Selecting and Adding Materials, Trims, and Packaging
To construct a product’s Bill of Materials, users can include any Example Material, Acquired Material, Custom Material, Trim/Component, or Packaging that has been created in the Higg Materials Sustainability Index (Higg MSI).
For products about which an external brand-to-brand (B2B) or brand-to-consumer (B2C) claim is intended to be made, at least 90% of the materials used in the product (by weight) should use specifically modelled materials that are representative of what is known, following the guidelines from the Higg MSI Content Guidance.
Examples (Selecting Materials)
A woven cotton shirt with 7 buttons is going to be assessed using the Higg Product Module and an external claim regarding the product carbon footprint is intended to be made. It is not sufficient to model this product using the Example Material “Cotton Fabric,” since the material is known to be woven and the default is a knit. In this case, a custom woven cotton fabric needs to be created and used. If the buttons represent less than 10% of the product weight, then a default selection from the Trims& Components Library can be used.
A nylon windshell is going to be assessed using the Higg Product Module and an external claim regarding the product footprint is intended to be made. The product page references that a “lightweight 30D (denier) fabric” is used. It is not sufficient to model the main windshell fabric as a woven nylon fabric without also updating the yarn size from 200DTEX to 45DTEX, since it is clearly known and these impacts should be included in the customized material.
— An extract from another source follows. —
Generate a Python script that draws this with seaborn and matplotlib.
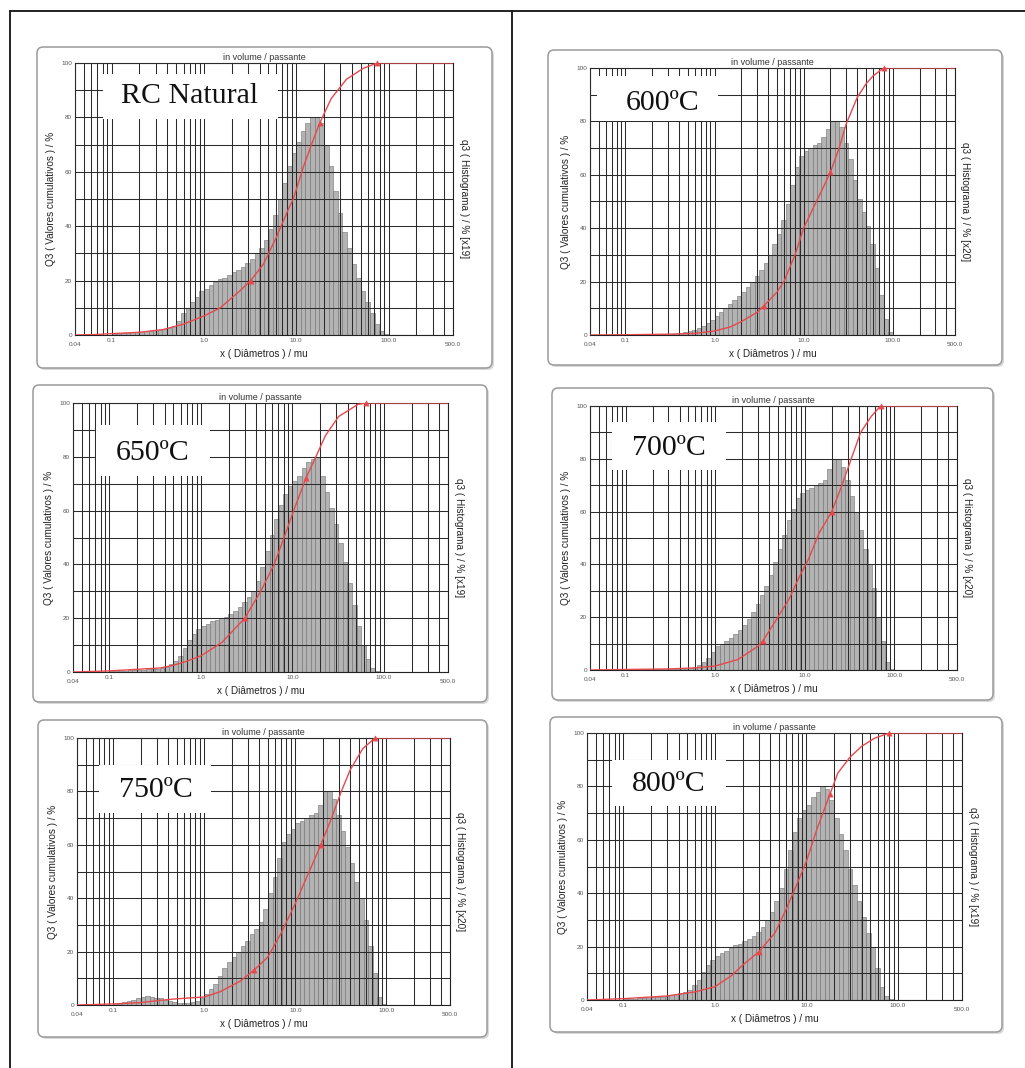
import numpy as np
import pandas as pd
import matplotlib
matplotlib.use("Agg")
import matplotlib.pyplot as plt
import seaborn as sns
from matplotlib.patches import FancyBboxPatch, Rectangle
from matplotlib.lines import Line2D
from matplotlib.ticker import FixedLocator, FixedFormatter, NullFormatter

# ---------------- data ----------------
# particle size classes (µm) of the analyser, 20 classes per decade, 0.1 .. 119 µm
class_um = [0.106, 0.119, 0.133, 0.150, 0.168, 0.188, 0.211, 0.237, 0.266, 0.299,
            0.335, 0.376, 0.422, 0.473, 0.531, 0.596, 0.668, 0.750, 0.841, 0.944,
            1.06, 1.19, 1.33, 1.50, 1.68, 1.88, 2.11, 2.37, 2.66, 2.99,
            3.35, 3.76, 4.22, 4.73, 5.31, 5.96, 6.68, 7.50, 8.41, 9.44,
            10.6, 11.9, 13.3, 15.0, 16.8, 18.8, 21.1, 23.7, 26.6, 29.9,
            33.5, 37.6, 42.2, 47.3, 53.1, 59.6, 66.8, 75.0, 84.1, 94.4,
            106, 119]

# histogram heights (q3, drawn on the 0-100 scale) per class
hist_nat = [0.5, 0.5, 0.7, 0.8, 1.0, 1.0, 1.2, 1.4, 1.6, 1.8,
            2.0, 2.3, 2.7, 3.2, 5, 8, 10, 12, 14, 16,
            17, 18.5, 19.5, 20.5, 21, 22, 23, 24, 25, 26.5,
            28, 30, 32, 35, 39, 44, 50, 56, 62, 67,
            71, 75, 78, 80, 80, 78, 70, 62, 53, 45,
            38, 32, 26, 21, 16, 12, 8, 4, 1.5, 0.3,
            0, 0]
hist_600 = [0.3, 0.3, 0.3, 0.3, 0.3, 0.3, 0.5, 0.5, 0.5, 0.5,
            0.5, 0.5, 0.7, 1.0, 1.5, 2, 2.8, 3.5, 4.5, 5.5,
            7, 8.5, 10, 11.5, 13, 14.5, 16, 18, 20, 22,
            24.5, 27, 30, 34, 38, 43, 49, 56, 63, 67,
            69, 70, 71, 72, 74, 77, 80, 80, 78, 72,
            66, 58, 51, 46, 41, 34, 25, 15, 6, 1,
            0, 0]
hist_650 = [0.3, 0.3, 0.4, 0.5, 0.6, 0.7, 0.8, 0.9, 1.0, 1.1,
            1.3, 1.6, 2, 3, 4, 6, 9, 12, 14, 16,
            17, 18, 19, 19.5, 20, 20.5, 21.5, 22.5, 24, 26,
            28, 30, 34, 39, 45, 51, 57, 62, 66, 69,
            71, 73, 76, 78, 79, 80, 73, 67, 61, 55,
            48, 41, 33, 25, 17, 10, 5, 1.5, 0.3, 0,
            0, 0]
hist_700 = [0.2, 0.2, 0.2, 0.2, 0.2, 0.2, 0.2, 0.2, 0.2, 0.2,
            0.2, 0.2, 0.2, 0.5, 0.8, 1.2, 2, 3, 4.5, 7,
            9, 10, 11, 12, 13.5, 15, 17, 19.5, 22, 25,
            28.5, 32, 36, 41, 46, 51, 57, 61, 65, 67,
            68, 69, 70, 71, 72, 76, 80, 80, 77, 72,
            66, 60, 53, 46, 40, 31, 20, 11, 3, 0.5,
            0, 0]
hist_750 = [0.3, 0.5, 1.0, 1.5, 2, 2.5, 3, 3.2, 3, 2.8,
            2.5, 2, 1.5, 1.0, 0.8, 0.6, 0.6, 1.0, 1.5, 2.5,
            4, 6, 8, 11, 14, 16, 18, 20, 22, 24,
            26.5, 28.5, 31, 36, 42, 48, 55, 61, 64, 66,
            68, 69, 70, 71, 72, 75, 80, 80, 77, 71,
            65, 59, 53, 46, 40, 32, 22, 12, 3, 0.5,
            0, 0]
hist_800 = [0.3, 0.4, 0.5, 0.6, 0.7, 0.8, 1.0, 1.1, 1.3, 1.5,
            1.8, 2.2, 2.6, 3, 3.8, 5.5, 7.5, 10.5, 13, 15,
            16.5, 17.5, 18.5, 19.5, 20.5, 21, 22, 23, 24, 25.5,
            27.5, 30, 33, 37, 42, 49, 56, 63, 68, 71,
            73, 76, 78, 80, 79, 75, 68, 62, 56, 49,
            43, 37, 31, 25, 20, 12, 5, 1.5, 0.3, 0,
            0, 0]

# cumulative curves Q3 (%)
cum_x_nat = [0.04, 0.07, 0.1, 0.2, 0.36, 0.6, 1.0, 1.5, 1.9, 2.5, 3.2, 4.4, 6.1, 8.4, 9.3, 12, 15, 18, 24, 35, 53, 75, 500]
cum_y_nat = [0, 0.2, 0.5, 1.0, 2, 4, 7, 10, 13, 16.5, 20, 26, 36, 47, 50, 62, 71, 78, 87, 94, 98, 100, 100]
cum_x_600 = [0.04, 0.1, 0.3, 0.6, 1.0, 1.5, 2.0, 3.0, 3.6, 5, 6, 8, 10, 13, 17, 20, 25, 30, 40, 50, 60, 79, 500]
cum_y_600 = [0, 0.1, 0.3, 0.6, 1.5, 3, 5, 8.5, 11, 16, 20, 30, 40, 48, 56, 61, 70, 79, 89, 94, 97, 100, 100]
cum_x_650 = [0.04, 0.1, 0.2, 0.36, 0.5, 0.7, 1.0, 1.7, 3.0, 4.5, 6.3, 8.1, 10.3, 14, 18, 23, 32, 52, 64, 500]
cum_y_650 = [0, 0.4, 1, 1.5, 2.5, 4, 6, 11, 20, 30, 40, 50, 60, 72, 80, 88, 95, 99.5, 100, 100]
cum_x_700 = [0.04, 0.1, 0.3, 0.6, 1.0, 1.8, 3.0, 3.4, 4.6, 6.7, 8.6, 11, 14.5, 20, 26, 30, 33, 42, 55, 70, 500]
cum_y_700 = [0, 0.2, 0.4, 0.8, 1.5, 4, 9, 11, 18, 27, 35, 42, 52, 60, 70, 76, 80, 90, 96, 100, 100]
cum_x_750 = [0.04, 0.1, 0.2, 0.3, 0.45, 0.6, 1.0, 1.5, 2.5, 3.5, 5, 7, 10, 13, 18, 25, 32, 40, 55, 75, 500]
cum_y_750 = [0, 0.4, 0.9, 1.6, 2.2, 2.5, 3, 5, 9, 13, 18, 27, 38, 47, 58, 70, 80, 88, 96, 100, 100]
cum_x_800 = [0.04, 0.1, 0.3, 0.6, 1.0, 1.5, 2.0, 3.0, 4.5, 6, 8, 10, 13, 18, 22, 30, 40, 55, 80, 500]
cum_y_800 = [0, 0.5, 1.5, 3, 5, 9, 13, 18, 25, 34, 44, 52, 64, 77, 85, 91, 95, 98, 100, 100]

# triangle markers on the cumulative curves
mark_x_nat, mark_y_nat = [3.2, 18, 75], [20, 78, 100]
mark_x_600, mark_y_600 = [3.6, 20, 79], [11, 61, 100]
mark_x_650, mark_y_650 = [3.0, 14, 64], [20, 72, 100]
mark_x_700, mark_y_700 = [3.4, 20, 70], [11, 60, 100]
mark_x_750, mark_y_750 = [3.5, 19, 75], [13, 60, 100]
mark_x_800, mark_y_800 = [3.0, 18, 80], [18, 77, 100]

panel_titles = ["RC Natural", "600ºC", "650ºC", "700ºC", "750ºC", "800ºC"]
hist_factor = ["[x19]", "[x20]", "[x19]", "[x20]", "[x20]", "[x19]"]

xtick_vals = [0.04, 0.1, 1.0, 10.0, 100.0, 500.0]
xtick_labels = ["0.04", "0.1", "1.0", "10.0", "100.0", "500.0"]
ytick_vals = [0, 20, 40, 60, 80, 100]
ytick_labels = ["0", "20", "40", "60", "80", "100"]

# ---------------- layout ----------------
W, H = 1025, 1068
sns.set_style("white")
plt.rcParams['font.family'] = ['Liberation Sans', 'DejaVu Sans']

fig = plt.figure(figsize=(W / 100, H / 100), dpi=100)
fig.patch.set_facecolor('white')

def fx(px):
    return px / W

def fy(py):
    return 1 - py / H

# table frame lines
for (x0, y0, x1, y1) in [(10, 11, 1025, 11), (10, 11, 10, 1068), (512, 11, 512, 1068)]:
    fig.add_artist(Line2D([fx(x0), fx(x1)], [fy(y0), fy(y1)], color='#111111', lw=1.3))

# (axes l, r, t, b), (box l, r, t, b), label box (x0, x1, y0, y1), label centre (x, y)
layout = [
    ((75, 453, 63, 335), (37, 492, 47, 368), (0.075, 0.537, 0.795, 0.96), (0.302, 0.877)),
    ((590, 955, 68, 335), (548, 1002, 50, 365), (0.02, 0.35, 0.80, 0.97), (0.20, 0.87)),
    ((73, 448, 403, 672), (33, 487, 385, 702), (0.062, 0.364, 0.73, 0.92), (0.213, 0.814)),
    ((590, 957, 406, 670), (552, 993, 388, 700), (0.06, 0.37, 0.757, 0.94), (0.216, 0.84)),
    ((77, 450, 738, 1005), (38, 487, 720, 1037), (0.058, 0.36, 0.72, 0.90), (0.212, 0.804)),
    ((587, 962, 733, 1000), (550, 1002, 717, 1032), (0.067, 0.37, 0.725, 0.90), (0.218, 0.81)),
]

hists = [hist_nat, hist_600, hist_650, hist_700, hist_750, hist_800]
cums = [(cum_x_nat, cum_y_nat), (cum_x_600, cum_y_600), (cum_x_650, cum_y_650),
        (cum_x_700, cum_y_700), (cum_x_750, cum_y_750), (cum_x_800, cum_y_800)]
marks = [(mark_x_nat, mark_y_nat), (mark_x_600, mark_y_600), (mark_x_650, mark_y_650),
         (mark_x_700, mark_y_700), (mark_x_750, mark_y_750), (mark_x_800, mark_y_800)]

minor_x = [0.05, 0.06, 0.07, 0.08, 0.09,
           0.2, 0.3, 0.4, 0.5, 0.6, 0.7, 0.8, 0.9,
           2, 3, 4, 5, 6, 7, 8, 9,
           20, 30, 40, 50, 60, 70, 80, 90,
           200, 300, 400]
minor_y = [10, 30, 50, 70, 90]

RED = '#e8474c'

for i in range(6):
    (al, ar, at, ab), (bl, br, bt, bb), lbox, lcen = layout[i]

    # rounded panel frame with a faint shadow
    shadow = FancyBboxPatch((fx(bl + 2), fy(bb + 2)), fx(br - bl), (bb - bt) / H,
                            boxstyle="round,pad=0,rounding_size=0.006",
                            transform=fig.transFigure, fc='#d9d9d9', ec='none', zorder=-3)
    fig.add_artist(shadow)
    box = FancyBboxPatch((fx(bl), fy(bb)), fx(br - bl), (bb - bt) / H,
                         boxstyle="round,pad=0,rounding_size=0.006",
                         transform=fig.transFigure, fc='white', ec='#9a9a9a', lw=1.1, zorder=-2)
    fig.add_artist(box)

    ax = fig.add_axes([fx(al), fy(ab), fx(ar - al), (ab - at) / H])

    df = pd.DataFrame({"size": class_um, "q3": hists[i]})
    sns.histplot(data=df, x="size", weights="q3", bins=82, binrange=(-1.4, 2.7),
                 log_scale=True, ax=ax, color='#b3b3b3', edgecolor='#707070',
                 linewidth=0.4, alpha=1.0, zorder=1)

    cx, cy = cums[i]
    sns.lineplot(x=cx, y=cy, ax=ax, color=RED, lw=1.0, zorder=3, estimator=None)
    mx, my = marks[i]
    sns.scatterplot(x=mx, y=my, ax=ax, color=RED, marker='^', s=14, zorder=4,
                    edgecolor=RED, linewidth=0.4, clip_on=False)

    ax.set_xscale('log')
    ax.set_xlim(0.04, 500)
    ax.set_ylim(0, 100)

    ax.xaxis.set_major_locator(FixedLocator(xtick_vals))
    ax.xaxis.set_major_formatter(FixedFormatter(xtick_labels))
    ax.xaxis.set_minor_locator(FixedLocator(minor_x))
    ax.xaxis.set_minor_formatter(NullFormatter())
    ax.yaxis.set_major_locator(FixedLocator(ytick_vals))
    ax.yaxis.set_major_formatter(FixedFormatter(ytick_labels))
    ax.yaxis.set_minor_locator(FixedLocator(minor_y))
    ax.yaxis.set_minor_formatter(NullFormatter())

    ax.set_axisbelow(False)
    ax.grid(which='both', axis='both', color='#2b2b2b', lw=0.75)
    ax.tick_params(which='both', length=0, labelsize=4.6, labelcolor='#555555', pad=2)
    xt = ax.xaxis.get_major_ticks()
    xt[0].set_pad(5)
    xt[-1].set_pad(5)
    for s in ax.spines.values():
        s.set_color('#222222')
        s.set_linewidth(0.8)

    ax.set_title('in volume / passante', fontsize=6.5, pad=2.5, color='#333333')
    ax.set_xlabel('x ( Diâmetros ) / mu', fontsize=7.2, labelpad=1.5, color='#222222')
    ax.set_ylabel('Q3 ( Valores cumulativos ) / %', fontsize=7.2, labelpad=4, color='#222222')
    ax.text(1.028, 0.5, 'q3 ( Histograma ) / % ' + hist_factor[i], rotation=270,
            transform=ax.transAxes, ha='center', va='center', fontsize=7.2, color='#222222')

    x0, x1, y0, y1 = lbox
    ax.add_patch(Rectangle((x0, y0), x1 - x0, y1 - y0, transform=ax.transAxes,
                           fc='white', ec='none', zorder=5))
    ax.text(lcen[0], lcen[1], panel_titles[i], transform=ax.transAxes, ha='center',
            va='center', fontsize=21.5, family=['Liberation Serif', 'DejaVu Serif'],
            color='#111111', zorder=6)

fig.savefig('out.png', dpi=100, facecolor='white')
A t-shirt containing 96% cotton / 4% spandex is going to be assessed using the Higg Product Module. The product impacts are only intended to be used as part of internal Scope 3 greenhouse gas accounting. In this case, using the Example Material “Cotton Fabric” is acceptable, as no external claims will be made. If this was to change in the future, a custom blended material would need to be created in the Higg MSI. It is always best to try and use the most representative material that matches composition and processing. However, when first estimating a Scope 3 baseline, using more generic options can help scale across an entire portfolio of materials and products. Over time, users should aim to be more accurate with their environmental impacts by providing more specific customization.